The week, however, began on a negative note as the market lost ground Monday amid continuing credit market turmoil.
It was a particularly dark day for
E*Trade Financial (ETFC). The online brokerage said late last Friday that it expects more write-downs on its holdings of mortgage-backed securities and would no longer meet its previous earnings forecast. Its shares plunged nearly 60% during the session. A Citigroup analyst suggesting there was a 15% probability of a bankruptcy filing exacerbated the selling pressure. E*Trade called the suggestion "irresponsible."
In other news,
IBM (IBM) announced a $5 billion all-cash offer to acquire Canadian software company
Cognos (COGN), reflecting ongoing consolidation activity in the space, while private equity giant
Blackstone Group (BX) reported lower third quarter earnings as charges related to its IPO weighed on results.
Snapping a four day losing streak, stocks rebounded sharply on Tuesday, led by strong gains in technology shares and reassuring words from
Goldman Sachs' (GS) chief executive that the investment bank won't be announcing a write-down like many of its peers.
Retailers also performed well during the session, following a stronger than expected earnings report and outlook from Dow component
Wal-Mart Stores (WMT). A drop in oil prices Tuesday also helped ease concerns about consumer spending ahead of the holiday shopping season.
The recovery in stocks was short-lived, though, as persisting credit worries once again pressured shares on Wednesday.
London-based
HSBC Holdings PLC (HBC), for its part, said it will take a $3.4 billion charge in the third quarter due to mounting losses in its HSBC Finance consumer lending business in the U.S., which continues to struggle with the fallout from the housing slump.

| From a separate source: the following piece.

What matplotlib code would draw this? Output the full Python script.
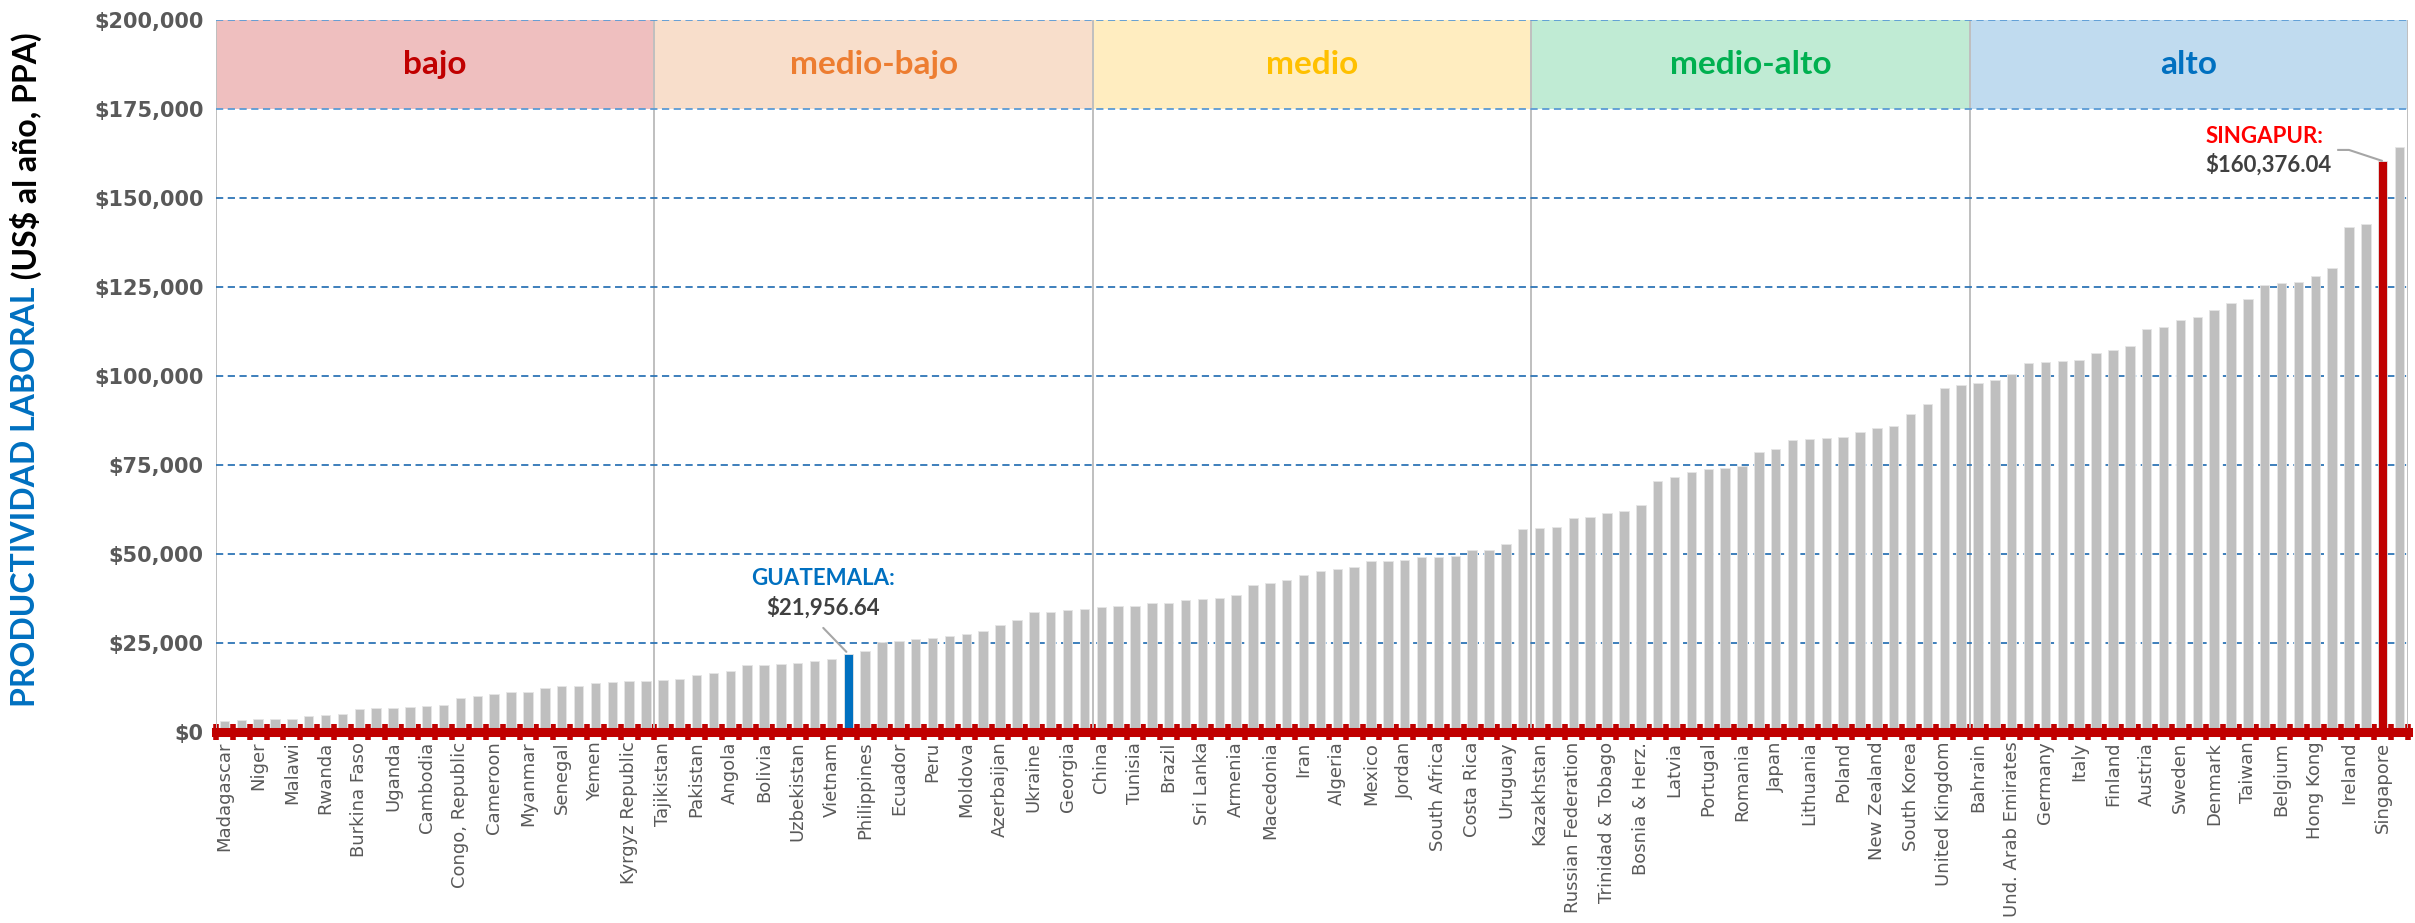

That helped offset some mildly encouraging economic news. The October Producer Price Index was up 0.1%, versus an expected 0.3% increase, and core prices were unchanged from the previous month. Meanwhile, October retail sales rose a modest 0.2%, but were in line with expectations and didn't decline as many had feared.
Stocks continued their slide on Thursday, as investors weighed a steady read on consumer inflation and a drop in oil prices against ongoing credit market worries. Financial stocks were hit hardest, giving back much of the gains from Tuesday's rally with concerns surrounding
Fannie Mae's (FNM) accounting contributing to the sell-off.
The Consumer Price Index rose 0.3% in October, matching last month's rise and meeting economists' expectations. The core CPI was up 0.2%. That was also in line with expectations and leaves the year-over-year increase at a still low 2.2%. Meanwhile, a report by the Philadelphia Federal Reserve Bank showed an unexpected rise in its November index of manufacturing conditions in the region.
A disappointing report from
Applied Materials (AMAT) weighed on technology stocks, while mixed results from
Petsmart (PETM) and a lowered outlook from
J.C. Penney (JCP) added to worries about consumer spending and a weak retail environment.
Adding to investors' worries, the
Federal Reserve reported Friday that industrial production fell 0.5% last month, due in part to continued problems in automotive and housing-related industries. That was much weaker than the 0.1% gain that had been expected.
Meanwhile, a profit warning from
FedEx Corp. (FDX) and disappointing outlooks from
Starbucks (SBUX) and
Kohl’s Corp. (KSS) further dampened the outlook for the economy and weighed on investor sentiment. Despite these issues, a rally in the final half hour enabled the market to close the week on a positive note.